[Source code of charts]
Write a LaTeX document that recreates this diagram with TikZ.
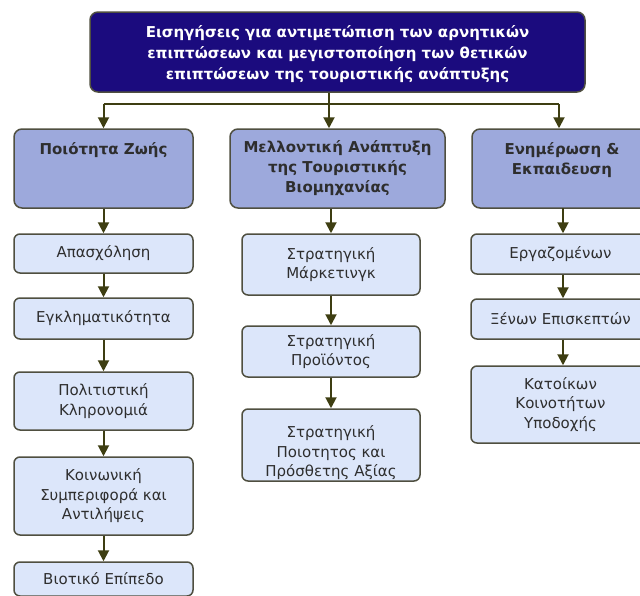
\documentclass[tikz,border=0pt]{standalone}
\usepackage{fontspec}
\setmainfont{DejaVu Sans}
\usetikzlibrary{arrows.meta}
\definecolor{topfill}{HTML}{1B0B7E}
\definecolor{headfill}{HTML}{9DA9DC}
\definecolor{kidfill}{HTML}{DCE6FA}
\definecolor{edgeC}{HTML}{4F4F40}
\definecolor{lineC}{HTML}{3E3E12}
\definecolor{txtC}{HTML}{2E2E2E}
\tikzset{
  topbox/.style={draw=edgeC, line width=1.5pt, fill=topfill, rounded corners=8pt, inner sep=0pt},
  toptext/.style={text=white, font=\fontsize{15}{21}\selectfont\bfseries, align=center, inner sep=0pt},
  headbox/.style={draw=edgeC, line width=1.5pt, fill=headfill, rounded corners=8pt, text=txtC,
    font=\fontsize{15}{20}\selectfont\bfseries, align=center, inner sep=0pt, minimum height=79pt},
  kidbox/.style={draw=edgeC, line width=1.5pt, fill=kidfill, rounded corners=6pt, text=txtC,
    font=\fontsize{15}{19.5}\selectfont, align=center, inner sep=0pt},
  conn/.style={draw=lineC, line width=2pt},
  arr/.style={conn, -{Triangle[length=11pt,width=11pt]}}
}
\begin{document}
\begin{tikzpicture}[x=1pt,y=-1pt]
\useasboundingbox (0,0) rectangle (640,595);
\clip (0,0) rectangle (640,595);
\fill[white] (0,0) rectangle (640,595);
% top
\node[topbox, minimum width=495pt, minimum height=80pt] (top) at (337.5,52) {};
\node[toptext] (toptxt) at (337.5,54.5)
  {Εισηγήσεις για αντιμετώπιση των αρνητικών\\επιπτώσεων και μεγιστοποίηση των θετικών\\επιπτώσεων της τουριστικής ανάπτυξης};
% headers
\node[headbox, minimum width=179pt] (h1) at (103.5,168.5) {Ποιότητα Ζωής\\~\\~};
\node[headbox, minimum width=215pt] (h2) at (337.5,168.5) {Μελλοντική Ανάπτυξη\\της Τουριστικής\\Βιομηχανίας};
\node[headbox, minimum width=180pt] (h3) at (562,168.5) {Ενημέρωση \&\\Εκπαιδευση\\~};
% left column
\node[kidbox, minimum width=179pt, minimum height=39pt] (l1) at (103.5,253.5) {Απασχόληση};
\node[kidbox, minimum width=179pt, minimum height=41pt] (l2) at (103.5,318.5) {Εγκληματικότητα};
\node[kidbox, minimum width=179pt, minimum height=58pt] (l3) at (103.5,401) {Πολιτιστική\\Κληρονομιά};
\node[kidbox, minimum width=179pt, minimum height=78pt] (l4) at (103.5,496) {Κοινωνική\\Συμπεριφορά και\\Αντιλήψεις};
\node[kidbox, minimum width=179pt, minimum height=34pt] (l5) at (103.5,579) {Βιοτικό Επίπεδο};
% middle column
\node[kidbox, minimum width=178pt, minimum height=61pt] (m1) at (331,264.5) {Στρατηγική\\Μάρκετινγκ};
\node[kidbox, minimum width=178pt, minimum height=51pt] (m2) at (331,351.5) {Στρατηγική\\Προϊόντος};
\node[kidbox, minimum width=178pt, minimum height=72pt] (m3) at (331,445) {};
\begin{scope}
  \clip[rounded corners=6pt] (242.75,409.75) rectangle (419.25,480.25);
  \node[font=\fontsize{15}{19.5}\selectfont, text=txtC, align=center, inner sep=0pt] (m3t) at (331,453)
    {Στρατηγική\\Ποιοτητος και\\Πρόσθετης Αξίας};
\end{scope}
% right column
\node[kidbox, minimum width=179pt, minimum height=40pt] (r1) at (560.5,254) {Εργαζομένων};
\node[kidbox, minimum width=179pt, minimum height=40pt] (r2) at (560.5,319) {Ξένων Επισκεπτών};
\node[kidbox, minimum width=179pt, minimum height=77pt] (r3) at (560.5,404.5) {Κατοίκων\\Κοινοτήτων\\Υποδοχής};
% connectors
\coordinate (bus) at (329,104);
\coordinate (busL) at (103.5,104);
\coordinate (busR) at (559,104);
\draw[conn] (top.south -| bus) -- (bus);
\draw[conn] (busL) -- (busR);
\draw[arr] (busL) -- (h1.north);
\draw[arr] (bus) -- (bus |- h2.north);
\draw[arr] (busR) -- (busR |- h3.north);
\draw[arr] (h1.south) -- (l1.north);
\draw[arr] (l1) -- (l2);
\draw[arr] (l2) -- (l3);
\draw[arr] (l3) -- (l4);
\draw[arr] (l4) -- (l5);
\draw[arr] (m1.north |- h2.south) -- (m1.north);
\draw[arr] (m1) -- (m2);
\draw[arr] (m2) -- (m3);
\draw[arr] (563,208) coordinate (r0) -- (r0 |- r1.north);
\draw[arr] (r1.south -| r0) -- (r0 |- r2.north);
\draw[arr] (r2.south -| r0) -- (r0 |- r3.north);
\end{tikzpicture}
\end{document}
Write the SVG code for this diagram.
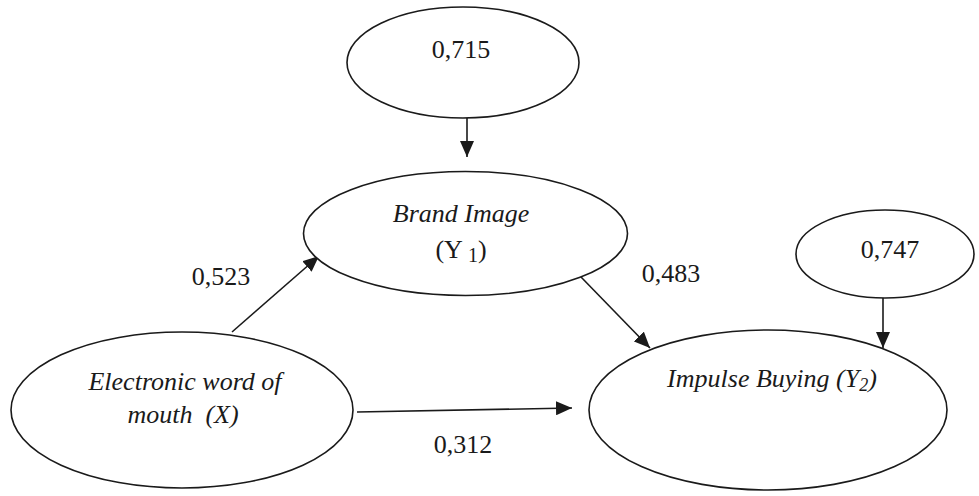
<svg xmlns="http://www.w3.org/2000/svg" width="979" height="496" viewBox="0 0 979 496">
<style>
.node ellipse{fill:#fff;stroke:#1a1a1a;stroke-width:1.6}
.t{font-family:"Liberation Serif","Times New Roman",serif;fill:#1a1a1a;text-anchor:middle;white-space:pre}
.num{font-size:26px}
.lab{font-size:26px;font-style:italic}
.conn line{stroke:#1a1a1a;stroke-width:1.6}
</style>
<defs>
<marker id="ah" markerUnits="userSpaceOnUse" markerWidth="16" markerHeight="14" viewBox="0 0 16 14" refX="16" refY="7" orient="auto">
<path d="M0,0 L16,7 L0,14 z" fill="#1a1a1a"/>
</marker>
</defs>
<rect width="979" height="496" fill="#fff"/>
<g class="conn">
<line x1="467" y1="118" x2="467" y2="157" marker-end="url(#ah)"/>
<line x1="232" y1="332" x2="319" y2="256" marker-end="url(#ah)"/>
<line x1="581" y1="277" x2="650" y2="348" marker-end="url(#ah)"/>
<line x1="883" y1="298" x2="883" y2="348" marker-end="url(#ah)"/>
<line x1="357" y1="412" x2="572" y2="408" marker-end="url(#ah)"/>
</g>
<g id="e715" class="node">
<ellipse cx="463" cy="62.5" rx="116" ry="55.5"/>
<text class="t num" x="461" y="58">0,715</text>
</g>
<g id="brand" class="node">
<ellipse cx="465.5" cy="233.5" rx="162" ry="62"/>
<text class="t lab" x="461" y="222">Brand Image</text>
<text class="t num" x="461" y="258">(Y<tspan font-size="20" dy="4"> 1</tspan><tspan dy="-4">)</tspan></text>
</g>
<g id="e747" class="node">
<ellipse cx="885" cy="254" rx="89" ry="44"/>
<text class="t num" x="890" y="258">0,747</text>
</g>
<g id="ewom" class="node">
<ellipse cx="182" cy="410" rx="171" ry="78"/>
<text class="t lab" x="185" y="390">Electronic word of</text>
<text class="t lab" x="183" y="423" xml:space="preserve">mouth  (X)</text>
</g>
<g id="impulse" class="node">
<ellipse cx="768" cy="410" rx="179" ry="80"/>
<text class="t lab" x="772" y="387">Impulse Buying (Y<tspan font-size="18" dy="4">2</tspan><tspan dy="-4">)</tspan></text>
</g>
<g id="labels">
<text class="t num" x="221" y="285">0,523</text>
<text class="t num" x="671" y="282">0,483</text>
<text class="t num" x="463" y="453">0,312</text>
</g>
</svg>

Task to complete | Give back every line exactly as it stands, pictures excluded.

Final answer |
Write a LaTeX document that recreates this diagram with TikZ.
\documentclass[tikz,border=0pt]{standalone}
\usepackage{fontspec}
\setmainfont{DejaVu Sans}
\usetikzlibrary{arrows.meta}
\definecolor{topfill}{HTML}{1B0B7E}
\definecolor{headfill}{HTML}{9DA9DC}
\definecolor{kidfill}{HTML}{DCE6FA}
\definecolor{edgeC}{HTML}{4F4F40}
\definecolor{lineC}{HTML}{3E3E12}
\definecolor{txtC}{HTML}{2E2E2E}
\tikzset{
  topbox/.style={draw=edgeC, line width=1.5pt, fill=topfill, rounded corners=8pt, inner sep=0pt},
  toptext/.style={text=white, font=\fontsize{15}{21}\selectfont\bfseries, align=center, inner sep=0pt},
  headbox/.style={draw=edgeC, line width=1.5pt, fill=headfill, rounded corners=8pt, text=txtC,
    font=\fontsize{15}{20}\selectfont\bfseries, align=center, inner sep=0pt, minimum height=79pt},
  kidbox/.style={draw=edgeC, line width=1.5pt, fill=kidfill, rounded corners=6pt, text=txtC,
    font=\fontsize{15}{19.5}\selectfont, align=center, inner sep=0pt},
  conn/.style={draw=lineC, line width=2pt},
  arr/.style={conn, -{Triangle[length=11pt,width=11pt]}}
}
\begin{document}
\begin{tikzpicture}[x=1pt,y=-1pt]
\useasboundingbox (0,0) rectangle (640,595);
\clip (0,0) rectangle (640,595);
\fill[white] (0,0) rectangle (640,595);
% top
\node[topbox, minimum width=495pt, minimum height=80pt] (top) at (337.5,52) {};
\node[toptext] (toptxt) at (337.5,54.5)
  {Εισηγήσεις για αντιμετώπιση των αρνητικών\\επιπτώσεων και μεγιστοποίηση των θετικών\\επιπτώσεων της τουριστικής ανάπτυξης};
% headers
\node[headbox, minimum width=179pt] (h1) at (103.5,168.5) {Ποιότητα Ζωής\\~\\~};
\node[headbox, minimum width=215pt] (h2) at (337.5,168.5) {Μελλοντική Ανάπτυξη\\της Τουριστικής\\Βιομηχανίας};
\node[headbox, minimum width=180pt] (h3) at (562,168.5) {Ενημέρωση \&\\Εκπαιδευση\\~};
% left column
\node[kidbox, minimum width=179pt, minimum height=39pt] (l1) at (103.5,253.5) {Απασχόληση};
\node[kidbox, minimum width=179pt, minimum height=41pt] (l2) at (103.5,318.5) {Εγκληματικότητα};
\node[kidbox, minimum width=179pt, minimum height=58pt] (l3) at (103.5,401) {Πολιτιστική\\Κληρονομιά};
\node[kidbox, minimum width=179pt, minimum height=78pt] (l4) at (103.5,496) {Κοινωνική\\Συμπεριφορά και\\Αντιλήψεις};
\node[kidbox, minimum width=179pt, minimum height=34pt] (l5) at (103.5,579) {Βιοτικό Επίπεδο};
% middle column
\node[kidbox, minimum width=178pt, minimum height=61pt] (m1) at (331,264.5) {Στρατηγική\\Μάρκετινγκ};
\node[kidbox, minimum width=178pt, minimum height=51pt] (m2) at (331,351.5) {Στρατηγική\\Προϊόντος};
\node[kidbox, minimum width=178pt, minimum height=72pt] (m3) at (331,445) {};
\begin{scope}
  \clip[rounded corners=6pt] (242.75,409.75) rectangle (419.25,480.25);
  \node[font=\fontsize{15}{19.5}\selectfont, text=txtC, align=center, inner sep=0pt] (m3t) at (331,453)
    {Στρατηγική\\Ποιοτητος και\\Πρόσθετης Αξίας};
\end{scope}
% right column
\node[kidbox, minimum width=179pt, minimum height=40pt] (r1) at (560.5,254) {Εργαζομένων};
\node[kidbox, minimum width=179pt, minimum height=40pt] (r2) at (560.5,319) {Ξένων Επισκεπτών};
\node[kidbox, minimum width=179pt, minimum height=77pt] (r3) at (560.5,404.5) {Κατοίκων\\Κοινοτήτων\\Υποδοχής};
% connectors
\coordinate (bus) at (329,104);
\coordinate (busL) at (103.5,104);
\coordinate (busR) at (559,104);
\draw[conn] (top.south -| bus) -- (bus);
\draw[conn] (busL) -- (busR);
\draw[arr] (busL) -- (h1.north);
\draw[arr] (bus) -- (bus |- h2.north);
\draw[arr] (busR) -- (busR |- h3.north);
\draw[arr] (h1.south) -- (l1.north);
\draw[arr] (l1) -- (l2);
\draw[arr] (l2) -- (l3);
\draw[arr] (l3) -- (l4);
\draw[arr] (l4) -- (l5);
\draw[arr] (m1.north |- h2.south) -- (m1.north);
\draw[arr] (m1) -- (m2);
\draw[arr] (m2) -- (m3);
\draw[arr] (563,208) coordinate (r0) -- (r0 |- r1.north);
\draw[arr] (r1.south -| r0) -- (r0 |- r2.north);
\draw[arr] (r2.south -| r0) -- (r0 |- r3.north);
\end{tikzpicture}
\end{document}
Write the SVG code for this diagram.
<svg xmlns="http://www.w3.org/2000/svg" width="979" height="496" viewBox="0 0 979 496">
<style>
.node ellipse{fill:#fff;stroke:#1a1a1a;stroke-width:1.6}
.t{font-family:"Liberation Serif","Times New Roman",serif;fill:#1a1a1a;text-anchor:middle;white-space:pre}
.num{font-size:26px}
.lab{font-size:26px;font-style:italic}
.conn line{stroke:#1a1a1a;stroke-width:1.6}
</style>
<defs>
<marker id="ah" markerUnits="userSpaceOnUse" markerWidth="16" markerHeight="14" viewBox="0 0 16 14" refX="16" refY="7" orient="auto">
<path d="M0,0 L16,7 L0,14 z" fill="#1a1a1a"/>
</marker>
</defs>
<rect width="979" height="496" fill="#fff"/>
<g class="conn">
<line x1="467" y1="118" x2="467" y2="157" marker-end="url(#ah)"/>
<line x1="232" y1="332" x2="319" y2="256" marker-end="url(#ah)"/>
<line x1="581" y1="277" x2="650" y2="348" marker-end="url(#ah)"/>
<line x1="883" y1="298" x2="883" y2="348" marker-end="url(#ah)"/>
<line x1="357" y1="412" x2="572" y2="408" marker-end="url(#ah)"/>
</g>
<g id="e715" class="node">
<ellipse cx="463" cy="62.5" rx="116" ry="55.5"/>
<text class="t num" x="461" y="58">0,715</text>
</g>
<g id="brand" class="node">
<ellipse cx="465.5" cy="233.5" rx="162" ry="62"/>
<text class="t lab" x="461" y="222">Brand Image</text>
<text class="t num" x="461" y="258">(Y<tspan font-size="20" dy="4"> 1</tspan><tspan dy="-4">)</tspan></text>
</g>
<g id="e747" class="node">
<ellipse cx="885" cy="254" rx="89" ry="44"/>
<text class="t num" x="890" y="258">0,747</text>
</g>
<g id="ewom" class="node">
<ellipse cx="182" cy="410" rx="171" ry="78"/>
<text class="t lab" x="185" y="390">Electronic word of</text>
<text class="t lab" x="183" y="423" xml:space="preserve">mouth  (X)</text>
</g>
<g id="impulse" class="node">
<ellipse cx="768" cy="410" rx="179" ry="80"/>
<text class="t lab" x="772" y="387">Impulse Buying (Y<tspan font-size="18" dy="4">2</tspan><tspan dy="-4">)</tspan></text>
</g>
<g id="labels">
<text class="t num" x="221" y="285">0,523</text>
<text class="t num" x="671" y="282">0,483</text>
<text class="t num" x="463" y="453">0,312</text>
</g>
</svg>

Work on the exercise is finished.